そんな折、新聞で古関の入賞記事を読んだ愛知県豊橋市在住の内山金子(「エール」では二階堂ふみ演じるヒロイン・関内音のモデル)という女性が、古関にファンレターを書いて送りました。それは大変熱烈なものであったとか。古関はその文面にほだされ、二人の文通が始まります。やがて、いつしか古関のほうがより熱のこもった手紙を金子に送るようになっていきました。そして1930(昭和5)年、二人はついにゴールインします。古関20歳、金子18歳という若い夫婦でした。古関は妻を晩年まで愛し続けたそうです。
金子へのあふれる情熱を楽譜にぶつけるかのように、この時期の古関は複数の交響曲やピアノ協奏曲、交響詩「ダイナミック・モーター」や弦楽四重奏曲など、膨大な作品群を完成させています。しかし、残念なことに現在それらの楽譜はほとんど行方不明になっており、「竹取物語」の所在もわからず、曲を再現することはできません。

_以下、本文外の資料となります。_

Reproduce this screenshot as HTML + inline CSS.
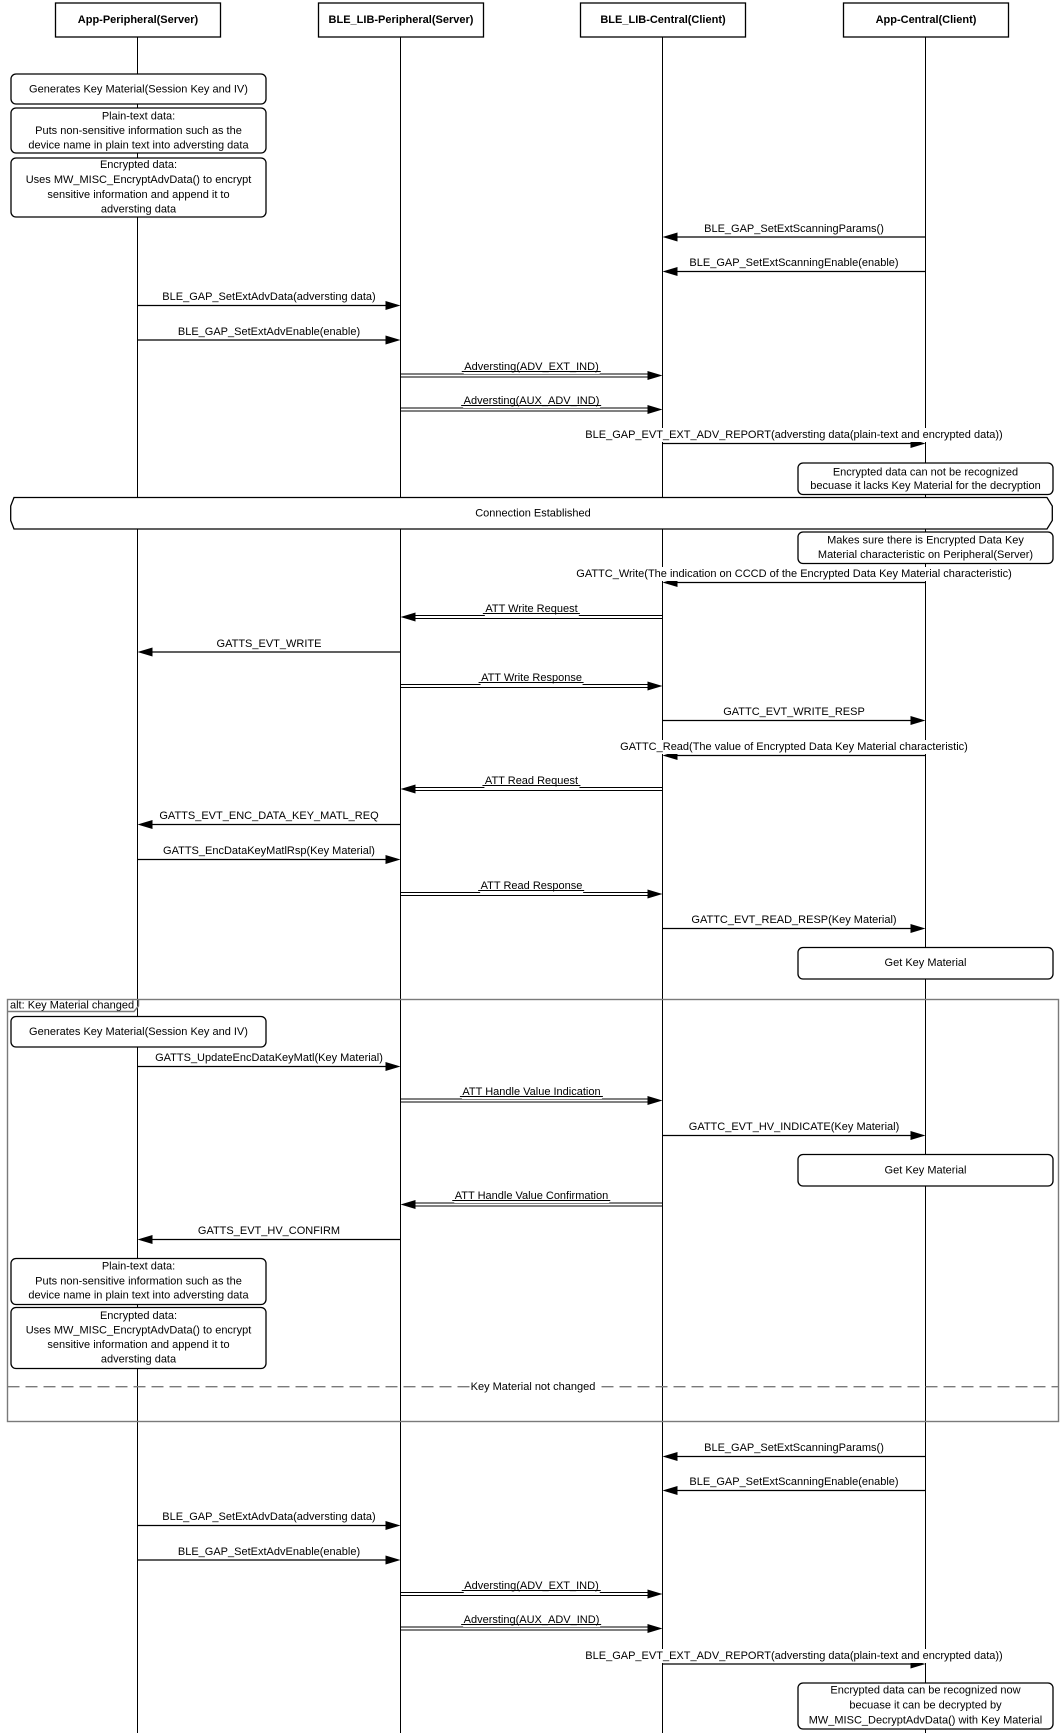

結婚した年の9月、レコード会社・コロムビアの顧問・山田耕筰が古関をコロムビア専属の作曲家に推薦。これをきっかけに古関夫妻は福島から上京します。声楽家志望だった金子は、上京後に帝国音楽学校へ入学しました。東京で古関は作曲家・菅原明朗に師事。菅原は「竹取物語」の楽譜を読んで感銘を受け、大絶賛。ほかにも、作曲家でありヴァイオリニスト、指揮者としても幅広く活躍した橋本國彦とも親しくなりました。一方で、山田耕筰の不倫問題を古関が嫌い、彼とは疎遠になっていったようです
音楽家としては順風満帆だった古関でしたが、実家の破産以降は家族を養わなくてはならない立場でもありました。そのため、生活のための作曲も行わざるを得ませんでした。クラシック一筋だった古関には苦しい選択だったかもしれません。しかし、「船頭可愛や」(詩:高橋掬太郎、唄:音丸)が大ヒットし、一躍人気作曲家となったのです。この歌は世界の舞台でも活躍したオペラ歌手・三浦環(「エール」では柴咲コウ演じる双浦環のモデル)も歌い、レコードを出しています。